=== Recorded information ===
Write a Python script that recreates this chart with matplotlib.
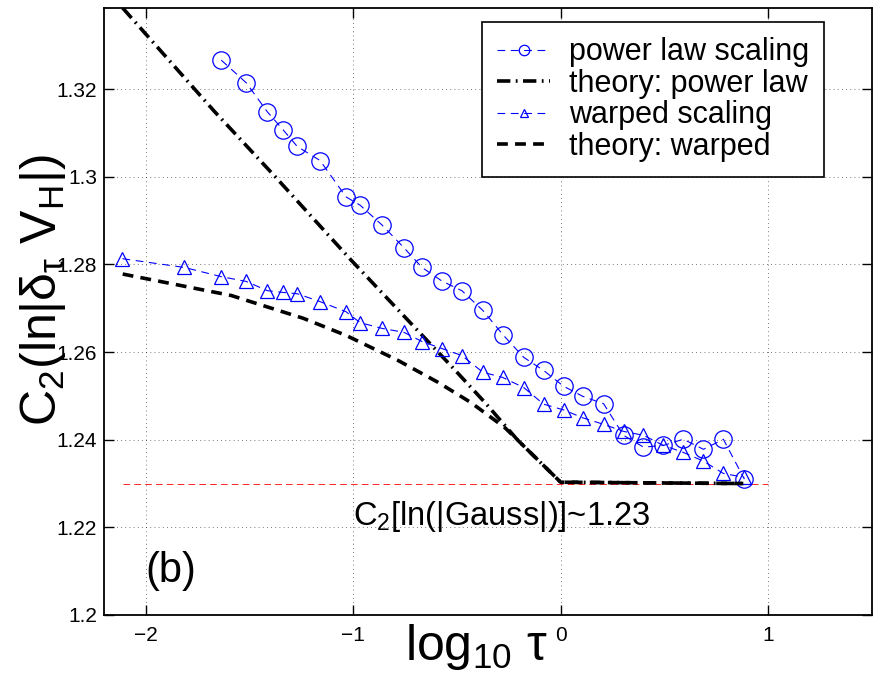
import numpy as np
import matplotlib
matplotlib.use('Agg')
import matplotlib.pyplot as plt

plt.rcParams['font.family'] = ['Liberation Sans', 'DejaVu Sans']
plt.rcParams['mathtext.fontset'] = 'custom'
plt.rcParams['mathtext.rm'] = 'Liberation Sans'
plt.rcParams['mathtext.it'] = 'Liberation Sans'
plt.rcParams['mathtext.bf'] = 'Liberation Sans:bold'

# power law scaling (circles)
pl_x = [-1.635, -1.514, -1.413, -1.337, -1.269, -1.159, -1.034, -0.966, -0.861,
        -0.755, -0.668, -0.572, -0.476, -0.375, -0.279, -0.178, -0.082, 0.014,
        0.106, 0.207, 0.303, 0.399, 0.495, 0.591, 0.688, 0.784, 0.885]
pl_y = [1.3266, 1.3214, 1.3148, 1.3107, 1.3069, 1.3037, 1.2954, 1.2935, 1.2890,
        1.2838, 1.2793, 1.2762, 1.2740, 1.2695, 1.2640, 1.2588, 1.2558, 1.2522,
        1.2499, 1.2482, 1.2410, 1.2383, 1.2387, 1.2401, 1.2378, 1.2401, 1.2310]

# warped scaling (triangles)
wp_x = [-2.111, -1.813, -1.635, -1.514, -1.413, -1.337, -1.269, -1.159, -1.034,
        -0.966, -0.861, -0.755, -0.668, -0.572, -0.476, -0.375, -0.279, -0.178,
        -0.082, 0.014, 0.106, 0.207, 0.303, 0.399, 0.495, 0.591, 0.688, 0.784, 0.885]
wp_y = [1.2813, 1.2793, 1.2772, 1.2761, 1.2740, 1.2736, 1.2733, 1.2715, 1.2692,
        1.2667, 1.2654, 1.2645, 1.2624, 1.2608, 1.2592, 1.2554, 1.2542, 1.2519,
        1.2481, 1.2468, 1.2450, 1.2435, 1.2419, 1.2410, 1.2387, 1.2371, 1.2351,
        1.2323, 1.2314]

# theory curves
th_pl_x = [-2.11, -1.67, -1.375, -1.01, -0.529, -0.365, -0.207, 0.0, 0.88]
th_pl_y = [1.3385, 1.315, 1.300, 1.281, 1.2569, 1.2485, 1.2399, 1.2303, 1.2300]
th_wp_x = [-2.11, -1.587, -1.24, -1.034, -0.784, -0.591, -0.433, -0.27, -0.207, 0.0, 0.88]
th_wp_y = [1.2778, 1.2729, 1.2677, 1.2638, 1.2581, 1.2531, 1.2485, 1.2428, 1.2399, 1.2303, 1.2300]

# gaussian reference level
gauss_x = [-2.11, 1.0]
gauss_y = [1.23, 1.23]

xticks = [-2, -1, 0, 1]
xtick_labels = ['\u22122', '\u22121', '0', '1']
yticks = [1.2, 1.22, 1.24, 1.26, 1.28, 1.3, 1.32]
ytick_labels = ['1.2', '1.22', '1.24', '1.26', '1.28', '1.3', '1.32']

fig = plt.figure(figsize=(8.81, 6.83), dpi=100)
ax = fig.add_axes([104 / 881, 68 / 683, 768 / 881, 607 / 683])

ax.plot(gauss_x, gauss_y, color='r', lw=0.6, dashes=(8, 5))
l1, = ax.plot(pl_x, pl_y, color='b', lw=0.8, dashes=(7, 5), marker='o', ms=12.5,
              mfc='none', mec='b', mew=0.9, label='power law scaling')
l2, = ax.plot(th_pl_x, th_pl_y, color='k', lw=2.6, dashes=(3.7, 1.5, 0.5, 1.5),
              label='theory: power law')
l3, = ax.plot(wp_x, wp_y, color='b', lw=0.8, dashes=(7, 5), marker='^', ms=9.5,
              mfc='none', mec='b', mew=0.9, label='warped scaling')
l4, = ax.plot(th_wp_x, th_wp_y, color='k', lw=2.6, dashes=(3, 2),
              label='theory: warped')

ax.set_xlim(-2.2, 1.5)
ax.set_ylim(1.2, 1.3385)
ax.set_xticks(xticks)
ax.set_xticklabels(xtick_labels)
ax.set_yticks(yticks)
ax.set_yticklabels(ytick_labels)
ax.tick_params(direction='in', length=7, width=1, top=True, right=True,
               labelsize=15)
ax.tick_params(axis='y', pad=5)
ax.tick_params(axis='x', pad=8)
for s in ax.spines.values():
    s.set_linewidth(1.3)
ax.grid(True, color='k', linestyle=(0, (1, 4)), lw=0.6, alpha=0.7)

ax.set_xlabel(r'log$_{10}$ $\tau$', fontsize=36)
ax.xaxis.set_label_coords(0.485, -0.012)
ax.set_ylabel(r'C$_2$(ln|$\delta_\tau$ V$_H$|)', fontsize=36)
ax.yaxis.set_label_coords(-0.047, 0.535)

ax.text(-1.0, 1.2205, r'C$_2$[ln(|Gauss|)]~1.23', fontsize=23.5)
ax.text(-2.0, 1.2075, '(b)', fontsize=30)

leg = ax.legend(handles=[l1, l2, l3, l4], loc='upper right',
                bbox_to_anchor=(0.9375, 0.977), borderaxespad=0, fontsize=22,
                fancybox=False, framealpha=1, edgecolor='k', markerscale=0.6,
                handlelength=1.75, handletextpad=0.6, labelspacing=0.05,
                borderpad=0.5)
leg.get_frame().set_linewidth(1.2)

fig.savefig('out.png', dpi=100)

=== What you are asked to do ===
Set down again, exactly, the lines of the material above from its first line to the one with "plt.rcParams['mathtext.bf'] = 'Liberation", inclusive. Leave the pictures out.

=== Answer to this problem ===
Write a Python script that recreates this chart with matplotlib.
import numpy as np
import matplotlib
matplotlib.use('Agg')
import matplotlib.pyplot as plt

plt.rcParams['font.family'] = ['Liberation Sans', 'DejaVu Sans']
plt.rcParams['mathtext.fontset'] = 'custom'
plt.rcParams['mathtext.rm'] = 'Liberation Sans'
plt.rcParams['mathtext.it'] = 'Liberation Sans'
plt.rcParams['mathtext.bf'] = 'Liberation Sans:bold'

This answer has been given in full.